**WHAT THE TASK REQUIRES**
Return all the data below as it stands, minus the pictures.

**DATASET EXTRACT**
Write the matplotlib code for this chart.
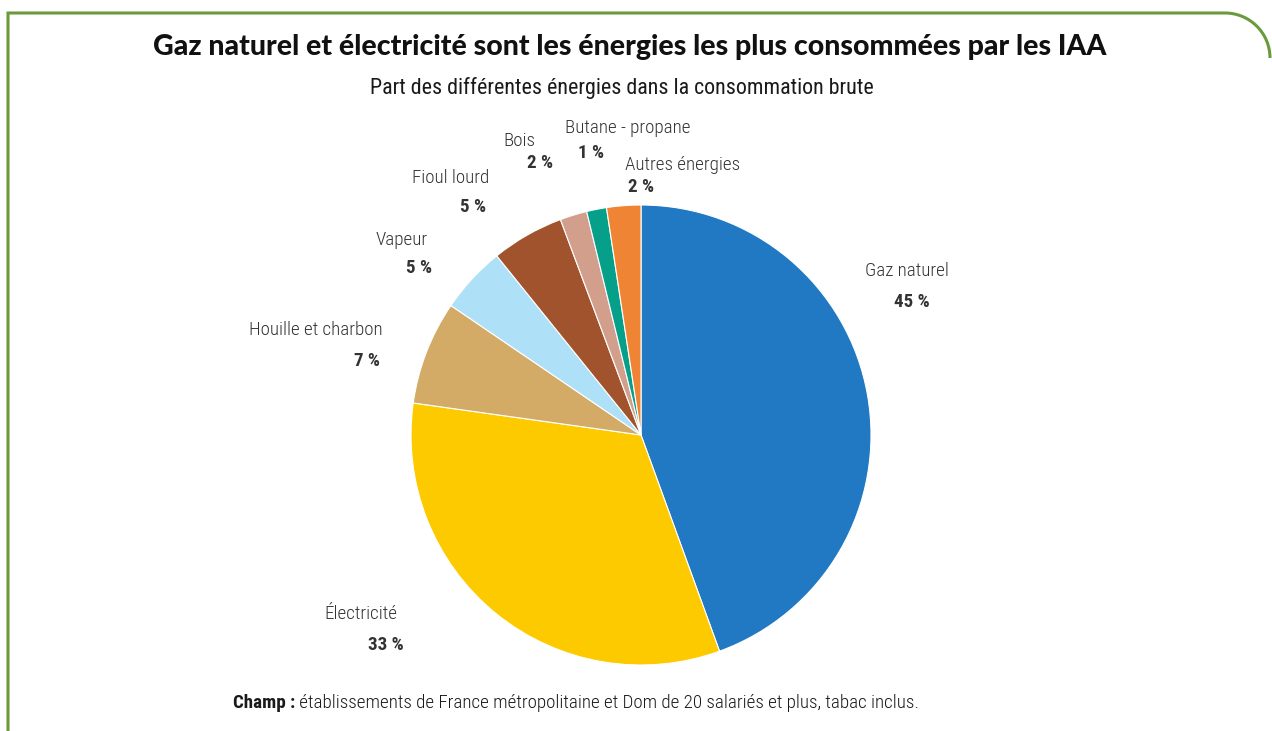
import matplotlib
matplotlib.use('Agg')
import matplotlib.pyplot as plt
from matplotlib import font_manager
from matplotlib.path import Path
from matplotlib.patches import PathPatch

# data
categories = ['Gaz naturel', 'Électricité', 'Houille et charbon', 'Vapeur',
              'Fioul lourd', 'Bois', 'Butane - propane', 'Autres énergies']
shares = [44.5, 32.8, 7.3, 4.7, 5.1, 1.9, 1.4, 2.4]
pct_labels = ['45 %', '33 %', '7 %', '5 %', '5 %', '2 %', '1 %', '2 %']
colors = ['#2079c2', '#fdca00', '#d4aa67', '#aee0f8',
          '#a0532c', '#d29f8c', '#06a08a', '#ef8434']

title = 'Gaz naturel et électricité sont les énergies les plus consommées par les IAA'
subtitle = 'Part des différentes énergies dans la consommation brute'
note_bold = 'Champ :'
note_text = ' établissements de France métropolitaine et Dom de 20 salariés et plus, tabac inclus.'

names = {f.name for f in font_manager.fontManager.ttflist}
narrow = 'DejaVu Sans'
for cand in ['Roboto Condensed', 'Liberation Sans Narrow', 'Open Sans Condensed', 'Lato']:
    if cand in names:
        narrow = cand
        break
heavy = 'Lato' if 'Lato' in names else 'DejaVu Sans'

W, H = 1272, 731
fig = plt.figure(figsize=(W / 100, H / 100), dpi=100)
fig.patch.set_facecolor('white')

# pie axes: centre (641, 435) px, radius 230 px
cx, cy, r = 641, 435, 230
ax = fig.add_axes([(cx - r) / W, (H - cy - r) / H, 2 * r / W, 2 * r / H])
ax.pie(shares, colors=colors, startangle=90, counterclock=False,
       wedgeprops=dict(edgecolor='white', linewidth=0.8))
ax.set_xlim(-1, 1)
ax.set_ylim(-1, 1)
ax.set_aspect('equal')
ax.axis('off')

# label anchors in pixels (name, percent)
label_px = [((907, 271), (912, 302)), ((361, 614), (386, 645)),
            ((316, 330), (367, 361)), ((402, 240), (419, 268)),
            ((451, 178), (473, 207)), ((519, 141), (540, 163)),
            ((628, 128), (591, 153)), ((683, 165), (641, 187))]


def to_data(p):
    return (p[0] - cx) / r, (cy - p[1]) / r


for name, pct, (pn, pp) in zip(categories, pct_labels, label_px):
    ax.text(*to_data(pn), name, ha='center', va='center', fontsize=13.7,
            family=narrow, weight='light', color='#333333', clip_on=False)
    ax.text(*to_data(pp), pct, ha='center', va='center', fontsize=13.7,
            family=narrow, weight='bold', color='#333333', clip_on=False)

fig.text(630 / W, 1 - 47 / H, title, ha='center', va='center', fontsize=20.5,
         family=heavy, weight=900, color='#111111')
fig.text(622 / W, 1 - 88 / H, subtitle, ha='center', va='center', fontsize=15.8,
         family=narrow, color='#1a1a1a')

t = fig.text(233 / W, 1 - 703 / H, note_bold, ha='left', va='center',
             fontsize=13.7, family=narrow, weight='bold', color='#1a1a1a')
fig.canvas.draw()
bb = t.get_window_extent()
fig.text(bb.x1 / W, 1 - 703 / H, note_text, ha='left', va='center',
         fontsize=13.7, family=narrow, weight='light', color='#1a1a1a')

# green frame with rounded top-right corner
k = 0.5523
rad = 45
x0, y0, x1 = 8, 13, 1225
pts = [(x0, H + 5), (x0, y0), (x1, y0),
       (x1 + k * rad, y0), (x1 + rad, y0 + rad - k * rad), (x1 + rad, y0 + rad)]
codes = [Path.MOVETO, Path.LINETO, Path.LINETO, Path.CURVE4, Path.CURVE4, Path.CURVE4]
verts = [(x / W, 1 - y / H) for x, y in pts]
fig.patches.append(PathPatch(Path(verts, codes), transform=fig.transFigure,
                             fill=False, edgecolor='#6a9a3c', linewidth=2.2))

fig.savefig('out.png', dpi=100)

**COMPLETE RESPONSE**
Write the matplotlib code for this chart.
import matplotlib
matplotlib.use('Agg')
import matplotlib.pyplot as plt
from matplotlib import font_manager
from matplotlib.path import Path
from matplotlib.patches import PathPatch

# data
categories = ['Gaz naturel', 'Électricité', 'Houille et charbon', 'Vapeur',
              'Fioul lourd', 'Bois', 'Butane - propane', 'Autres énergies']
shares = [44.5, 32.8, 7.3, 4.7, 5.1, 1.9, 1.4, 2.4]
pct_labels = ['45 %', '33 %', '7 %', '5 %', '5 %', '2 %', '1 %', '2 %']
colors = ['#2079c2', '#fdca00', '#d4aa67', '#aee0f8',
          '#a0532c', '#d29f8c', '#06a08a', '#ef8434']

title = 'Gaz naturel et électricité sont les énergies les plus consommées par les IAA'
subtitle = 'Part des différentes énergies dans la consommation brute'
note_bold = 'Champ :'
note_text = ' établissements de France métropolitaine et Dom de 20 salariés et plus, tabac inclus.'

names = {f.name for f in font_manager.fontManager.ttflist}
narrow = 'DejaVu Sans'
for cand in ['Roboto Condensed', 'Liberation Sans Narrow', 'Open Sans Condensed', 'Lato']:
    if cand in names:
        narrow = cand
        break
heavy = 'Lato' if 'Lato' in names else 'DejaVu Sans'

W, H = 1272, 731
fig = plt.figure(figsize=(W / 100, H / 100), dpi=100)
fig.patch.set_facecolor('white')

# pie axes: centre (641, 435) px, radius 230 px
cx, cy, r = 641, 435, 230
ax = fig.add_axes([(cx - r) / W, (H - cy - r) / H, 2 * r / W, 2 * r / H])
ax.pie(shares, colors=colors, startangle=90, counterclock=False,
       wedgeprops=dict(edgecolor='white', linewidth=0.8))
ax.set_xlim(-1, 1)
ax.set_ylim(-1, 1)
ax.set_aspect('equal')
ax.axis('off')

# label anchors in pixels (name, percent)
label_px = [((907, 271), (912, 302)), ((361, 614), (386, 645)),
            ((316, 330), (367, 361)), ((402, 240), (419, 268)),
            ((451, 178), (473, 207)), ((519, 141), (540, 163)),
            ((628, 128), (591, 153)), ((683, 165), (641, 187))]


def to_data(p):
    return (p[0] - cx) / r, (cy - p[1]) / r


for name, pct, (pn, pp) in zip(categories, pct_labels, label_px):
    ax.text(*to_data(pn), name, ha='center', va='center', fontsize=13.7,
            family=narrow, weight='light', color='#333333', clip_on=False)
    ax.text(*to_data(pp), pct, ha='center', va='center', fontsize=13.7,
            family=narrow, weight='bold', color='#333333', clip_on=False)

fig.text(630 / W, 1 - 47 / H, title, ha='center', va='center', fontsize=20.5,
         family=heavy, weight=900, color='#111111')
fig.text(622 / W, 1 - 88 / H, subtitle, ha='center', va='center', fontsize=15.8,
         family=narrow, color='#1a1a1a')

t = fig.text(233 / W, 1 - 703 / H, note_bold, ha='left', va='center',
             fontsize=13.7, family=narrow, weight='bold', color='#1a1a1a')
fig.canvas.draw()
bb = t.get_window_extent()
fig.text(bb.x1 / W, 1 - 703 / H, note_text, ha='left', va='center',
         fontsize=13.7, family=narrow, weight='light', color='#1a1a1a')

# green frame with rounded top-right corner
k = 0.5523
rad = 45
x0, y0, x1 = 8, 13, 1225
pts = [(x0, H + 5), (x0, y0), (x1, y0),
       (x1 + k * rad, y0), (x1 + rad, y0 + rad - k * rad), (x1 + rad, y0 + rad)]
codes = [Path.MOVETO, Path.LINETO, Path.LINETO, Path.CURVE4, Path.CURVE4, Path.CURVE4]
verts = [(x / W, 1 - y / H) for x, y in pts]
fig.patches.append(PathPatch(Path(verts, codes), transform=fig.transFigure,
                             fill=False, edgecolor='#6a9a3c', linewidth=2.2))

fig.savefig('out.png', dpi=100)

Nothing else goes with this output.